>> Start Data block
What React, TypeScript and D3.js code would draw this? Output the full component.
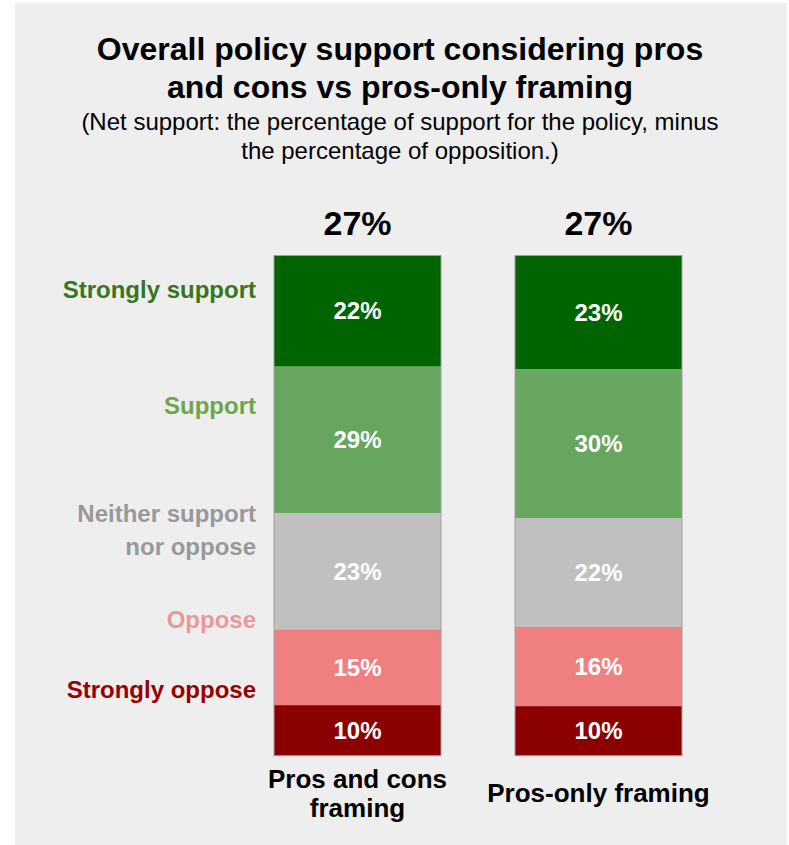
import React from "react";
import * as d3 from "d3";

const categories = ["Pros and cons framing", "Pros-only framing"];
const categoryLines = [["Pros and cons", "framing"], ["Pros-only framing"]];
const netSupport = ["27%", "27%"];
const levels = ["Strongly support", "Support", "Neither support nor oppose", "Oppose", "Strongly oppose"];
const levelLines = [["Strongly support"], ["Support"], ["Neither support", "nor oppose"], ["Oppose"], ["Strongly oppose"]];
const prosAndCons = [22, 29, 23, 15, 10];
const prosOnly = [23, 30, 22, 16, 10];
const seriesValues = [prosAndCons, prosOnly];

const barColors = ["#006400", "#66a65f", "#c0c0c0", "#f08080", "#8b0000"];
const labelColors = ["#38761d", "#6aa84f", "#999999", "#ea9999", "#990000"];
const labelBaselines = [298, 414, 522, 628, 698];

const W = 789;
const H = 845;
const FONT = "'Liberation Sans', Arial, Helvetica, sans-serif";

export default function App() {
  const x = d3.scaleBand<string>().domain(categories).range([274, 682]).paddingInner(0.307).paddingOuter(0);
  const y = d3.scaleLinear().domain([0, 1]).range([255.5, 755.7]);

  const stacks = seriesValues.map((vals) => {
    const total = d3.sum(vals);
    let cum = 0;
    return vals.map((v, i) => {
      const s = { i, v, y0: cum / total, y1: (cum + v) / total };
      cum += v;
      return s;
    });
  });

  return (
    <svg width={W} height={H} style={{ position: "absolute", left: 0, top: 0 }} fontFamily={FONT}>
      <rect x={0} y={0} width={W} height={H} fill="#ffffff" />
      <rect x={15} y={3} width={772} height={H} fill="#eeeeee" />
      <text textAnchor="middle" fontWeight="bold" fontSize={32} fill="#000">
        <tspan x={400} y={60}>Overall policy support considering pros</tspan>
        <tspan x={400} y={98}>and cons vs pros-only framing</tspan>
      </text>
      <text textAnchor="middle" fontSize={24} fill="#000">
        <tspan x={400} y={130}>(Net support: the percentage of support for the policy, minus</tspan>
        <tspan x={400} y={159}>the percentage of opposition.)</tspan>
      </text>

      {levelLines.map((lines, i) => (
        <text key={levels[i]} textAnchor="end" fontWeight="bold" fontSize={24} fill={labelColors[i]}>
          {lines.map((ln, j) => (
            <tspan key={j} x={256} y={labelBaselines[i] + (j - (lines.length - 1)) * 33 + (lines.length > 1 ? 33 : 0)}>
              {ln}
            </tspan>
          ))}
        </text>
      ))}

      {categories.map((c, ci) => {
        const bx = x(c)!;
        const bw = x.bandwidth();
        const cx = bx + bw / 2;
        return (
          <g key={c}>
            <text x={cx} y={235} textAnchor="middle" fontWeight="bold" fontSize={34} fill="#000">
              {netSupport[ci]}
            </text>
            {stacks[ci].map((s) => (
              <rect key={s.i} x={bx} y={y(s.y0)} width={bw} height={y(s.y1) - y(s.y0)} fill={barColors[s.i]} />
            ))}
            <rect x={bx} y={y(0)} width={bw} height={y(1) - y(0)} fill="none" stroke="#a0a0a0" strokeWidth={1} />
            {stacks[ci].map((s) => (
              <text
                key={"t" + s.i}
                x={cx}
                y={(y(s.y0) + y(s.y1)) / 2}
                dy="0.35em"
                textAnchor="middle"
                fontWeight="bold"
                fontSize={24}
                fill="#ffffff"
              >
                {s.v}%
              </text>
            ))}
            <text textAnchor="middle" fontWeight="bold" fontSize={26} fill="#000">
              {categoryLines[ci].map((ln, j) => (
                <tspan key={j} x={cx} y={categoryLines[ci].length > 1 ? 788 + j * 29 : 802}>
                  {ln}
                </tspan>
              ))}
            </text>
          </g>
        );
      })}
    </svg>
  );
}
>> End Data block
Write down every line from the opening of the listing to the line with "const seriesValues = [prosAndCons, prosOnly];", both included, and nothing else; the pictures are omitted.

What React, TypeScript and D3.js code would draw this? Output the full component.
import React from "react";
import * as d3 from "d3";

const categories = ["Pros and cons framing", "Pros-only framing"];
const categoryLines = [["Pros and cons", "framing"], ["Pros-only framing"]];
const netSupport = ["27%", "27%"];
const levels = ["Strongly support", "Support", "Neither support nor oppose", "Oppose", "Strongly oppose"];
const levelLines = [["Strongly support"], ["Support"], ["Neither support", "nor oppose"], ["Oppose"], ["Strongly oppose"]];
const prosAndCons = [22, 29, 23, 15, 10];
const prosOnly = [23, 30, 22, 16, 10];
const seriesValues = [prosAndCons, prosOnly];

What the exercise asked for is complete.